Does the road wind up-hill all the way?
Yes, to the very end.
Will the day's journey take the whole long day?
From morn to night, my friend.
Shall I find comfort, travel-sore and weak?
Of labour you shall find the sum.
Will there be beds for me and all who seek?
Yea, beds for all who come.
For me, it feels like I am moving "onward and upward" (C. S. Lewis). I began life not knowing what it was all about. I spent many years in the "Dark Wood" where Dante's poem begins. This makes me wonder if Dante was contemplating suicide, because obviously he is lost and grieving, and the suicides are in a dark wood in Hell. Either way, that's where I was. Without oversimplifying the greatest event in my life, or sounding like a lunatic, at the age of fourteen I heard the voice of God, totally unexpectedly. I always say that "Jesus had me at hello." He didn't show up as Virgil and take me on a tour, but I do think there was a Heavenly Lady interceding on my behalf (my Abuelita Uva). I say I "heard" God although what I was using was not so much my ears as my blood. God asked me "Aren't you tired of this? Aren't you ready for more?"
At that point, I knew I was ready for more. Purgatory in Dante involves a lot of choosing to move on- the souls decide for themselves when they are ready to arrive on the shore, and when they are ready to move up. My own life has involved some serious decision-making, and I feel like since I've know what I'm moving towards, I haven't regretted a single move. There are days when I question myself, and even God, sure, but I have full confidence that this movement called my life is, in fact, "onward and upward."
It's easy to confuse the circumstances of my life with the condition of my soul, but on further examination there is clearly an enormous difference. Through the "Purgatory" of this life, God is preparing me for His kingdom. I am being tested, not punished (because just like in Hell, punishment is a choice). The test is my own willingness to say "I'm ready." Because by choosing readiness, you're already there. Furthermore, like the souls in Purgatory, I am moving in joy. Jesus said "These three things remain: Faith, Hope, and Love." I am moving in faith, with hope, and in love, towards the greatest of these, Love. I can't help but see the parallels between this and Dante's Purgatory.

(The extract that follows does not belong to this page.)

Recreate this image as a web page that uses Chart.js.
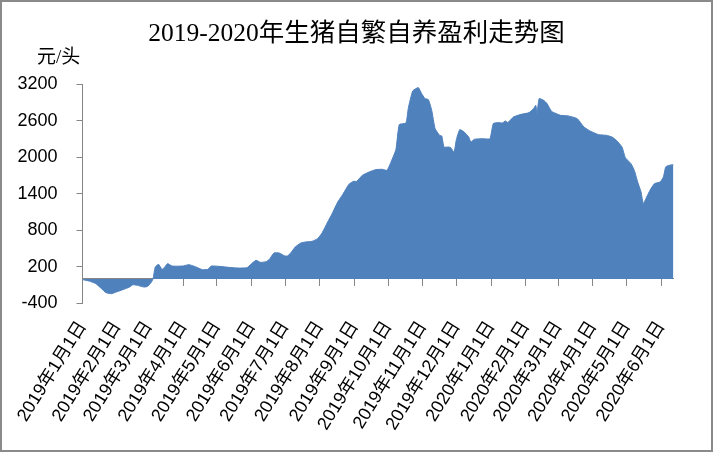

I know this is pretty religious and personal, and I tried to make "I" statements, because what I think about other people's lives is irrelevant. Of course, I want everyone to think life is joyful, and purposeful, but hey, that's up to the individual. What I am attempting to discuss, through my personal experience, is Dante's Purgatory, and how it relates to life in a culture that mostly doesn't believe in such a place. Dante wants us to read allegorically, and I can't help but feel that's the best interpretation for Purgatory. Because, otherwise, what is redemption and what is salvation? Jesus' sacrifice needs no help, and we don't get to Heaven for doing good works (apparently, it didn't work for poor Latini or Avicenna or anyone else). But by our attitude towards others, and towards life, we can promote God's kingdom in our hearts. I think it is ESSENTIAL to see this as a personal thing. I, like everyone else, want to better the world through good government and law, etc. but I must admit that the way to start is right here, right now, with these two hands. I don't think I'm a very good person, really, but God is a forward-thinker and He's asking me to think positively. God is moving us towards perfection, whatever that looks like. He is asking us to be joyful and to see other people, not just the long uphill climb, because when we look at the road it can really freak us out and discourage us. I think this is what Dante is saying. I shared some personal stuff because that's my way of understanding Purgatory, NOT because I want people to agree with my beliefs.